■ TASK TO CARRY OUT ■
From the records below, extract all the text exactly and leave the images behind.

■ Dataset excerpt ■
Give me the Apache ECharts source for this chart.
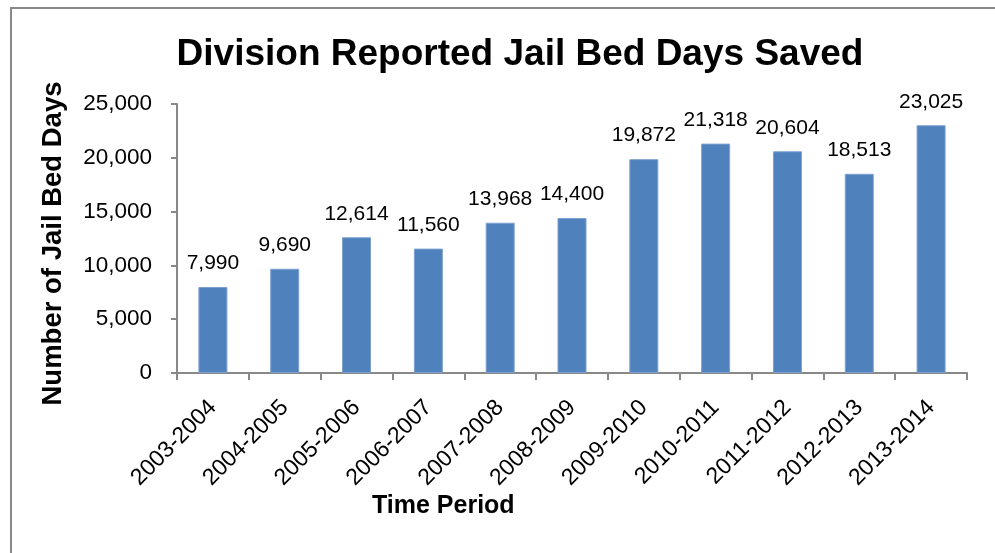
<!DOCTYPE html>
<html><head><meta charset="utf-8">
<script src="https://cdn.jsdelivr.net/npm/echarts@6/dist/echarts.min.js"></script>
<style>html,body{margin:0;padding:0;background:#fff}#c{width:995px;height:553px}</style>
</head><body><div id="c"></div>
<script>
const categories = ['2003-2004','2004-2005','2005-2006','2006-2007','2007-2008','2008-2009','2009-2010','2010-2011','2011-2012','2012-2013','2013-2014'];
const values = [7990, 9690, 12614, 11560, 13968, 14400, 19872, 21318, 20604, 18513, 23025];
const yTicks = {min: 0, max: 25000, interval: 5000};
const FONT = 'Liberation Sans, Arial, sans-serif';
const chart = echarts.init(document.getElementById('c'), null, {renderer: 'canvas'});
chart.setOption({
  animation: false,
  backgroundColor: '#fff',
  title: {
    text: 'Division Reported Jail Bed Days Saved',
    left: 515, top: 31, textAlign: 'center',
    textStyle: {fontFamily: FONT, fontSize: 37, fontWeight: 'bold', color: '#000'}
  },
  graphic: [
    {type: 'polyline', shape: {points: [[11, 553], [11, 8], [995, 8]]}, style: {stroke: '#888', lineWidth: 2, fill: null}},
    {type: 'text', left: 372, top: 494, style: {text: 'Time Period', font: 'bold 25px ' + FONT, fill: '#000'}}
  ],
  grid: {left: 177, top: 104, width: 790, height: 269, containLabel: false},
  xAxis: {
    type: 'category', data: categories,
    axisLine: {lineStyle: {color: '#888', width: 2}},
    axisTick: {show: true, length: 7, lineStyle: {color: '#888', width: 2}, alignWithLabel: false},
    axisLabel: {rotate: 45, fontFamily: FONT, fontSize: 23, color: '#000', margin: 31, interval: 0},
    splitLine: {show: false}
  },
  yAxis: {
    type: 'value', min: yTicks.min, max: yTicks.max, interval: yTicks.interval,
    name: 'Number of Jail Bed Days', nameLocation: 'middle', nameGap: 110,
    nameTextStyle: {fontFamily: FONT, fontSize: 27.5, fontWeight: 'bold', color: '#000', padding: [0, 10, 0, 0]},
    axisLine: {show: true, lineStyle: {color: '#888', width: 2}},
    axisTick: {show: true, length: 6, lineStyle: {color: '#888', width: 2}},
    axisLabel: {fontFamily: FONT, fontSize: 22.5, color: '#000', margin: 25,
      formatter: v => v.toLocaleString('en-US')},
    splitLine: {show: false}
  },
  series: [{
    type: 'bar', data: values, barWidth: 29,
    itemStyle: {color: '#4F81BD', borderColor: '#7DA0D0', borderWidth: 1},
    label: {show: true, position: 'top', distance: 13, fontFamily: FONT, fontSize: 21, color: '#000',
      formatter: p => p.value.toLocaleString('en-US')}
  }]
});
</script></body></html>
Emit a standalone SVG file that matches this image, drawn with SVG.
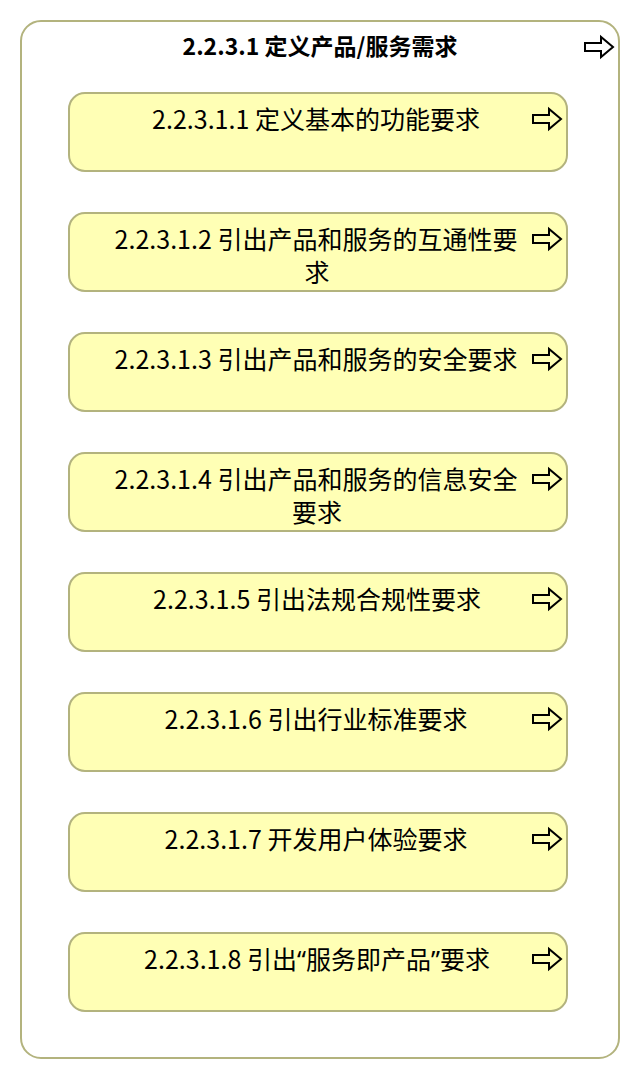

■ EXPECTED OUTPUT ■
Give me the Apache ECharts source for this chart.
<!DOCTYPE html>
<html><head><meta charset="utf-8">
<script src="https://cdn.jsdelivr.net/npm/echarts@6/dist/echarts.min.js"></script>
<style>html,body{margin:0;padding:0;background:#fff}#c{width:995px;height:553px}</style>
</head><body><div id="c"></div>
<script>
const categories = ['2003-2004','2004-2005','2005-2006','2006-2007','2007-2008','2008-2009','2009-2010','2010-2011','2011-2012','2012-2013','2013-2014'];
const values = [7990, 9690, 12614, 11560, 13968, 14400, 19872, 21318, 20604, 18513, 23025];
const yTicks = {min: 0, max: 25000, interval: 5000};
const FONT = 'Liberation Sans, Arial, sans-serif';
const chart = echarts.init(document.getElementById('c'), null, {renderer: 'canvas'});
chart.setOption({
  animation: false,
  backgroundColor: '#fff',
  title: {
    text: 'Division Reported Jail Bed Days Saved',
    left: 515, top: 31, textAlign: 'center',
    textStyle: {fontFamily: FONT, fontSize: 37, fontWeight: 'bold', color: '#000'}
  },
  graphic: [
    {type: 'polyline', shape: {points: [[11, 553], [11, 8], [995, 8]]}, style: {stroke: '#888', lineWidth: 2, fill: null}},
    {type: 'text', left: 372, top: 494, style: {text: 'Time Period', font: 'bold 25px ' + FONT, fill: '#000'}}
  ],
  grid: {left: 177, top: 104, width: 790, height: 269, containLabel: false},
  xAxis: {
    type: 'category', data: categories,
    axisLine: {lineStyle: {color: '#888', width: 2}},
    axisTick: {show: true, length: 7, lineStyle: {color: '#888', width: 2}, alignWithLabel: false},
    axisLabel: {rotate: 45, fontFamily: FONT, fontSize: 23, color: '#000', margin: 31, interval: 0},
    splitLine: {show: false}
  },
  yAxis: {
    type: 'value', min: yTicks.min, max: yTicks.max, interval: yTicks.interval,
    name: 'Number of Jail Bed Days', nameLocation: 'middle', nameGap: 110,
    nameTextStyle: {fontFamily: FONT, fontSize: 27.5, fontWeight: 'bold', color: '#000', padding: [0, 10, 0, 0]},
    axisLine: {show: true, lineStyle: {color: '#888', width: 2}},
    axisTick: {show: true, length: 6, lineStyle: {color: '#888', width: 2}},
    axisLabel: {fontFamily: FONT, fontSize: 22.5, color: '#000', margin: 25,
      formatter: v => v.toLocaleString('en-US')},
    splitLine: {show: false}
  },
  series: [{
    type: 'bar', data: values, barWidth: 29,
    itemStyle: {color: '#4F81BD', borderColor: '#7DA0D0', borderWidth: 1},
    label: {show: true, position: 'top', distance: 13, fontFamily: FONT, fontSize: 21, color: '#000',
      formatter: p => p.value.toLocaleString('en-US')}
  }]
});
</script></body></html>
Emit a standalone SVG file that matches this image, drawn with SVG.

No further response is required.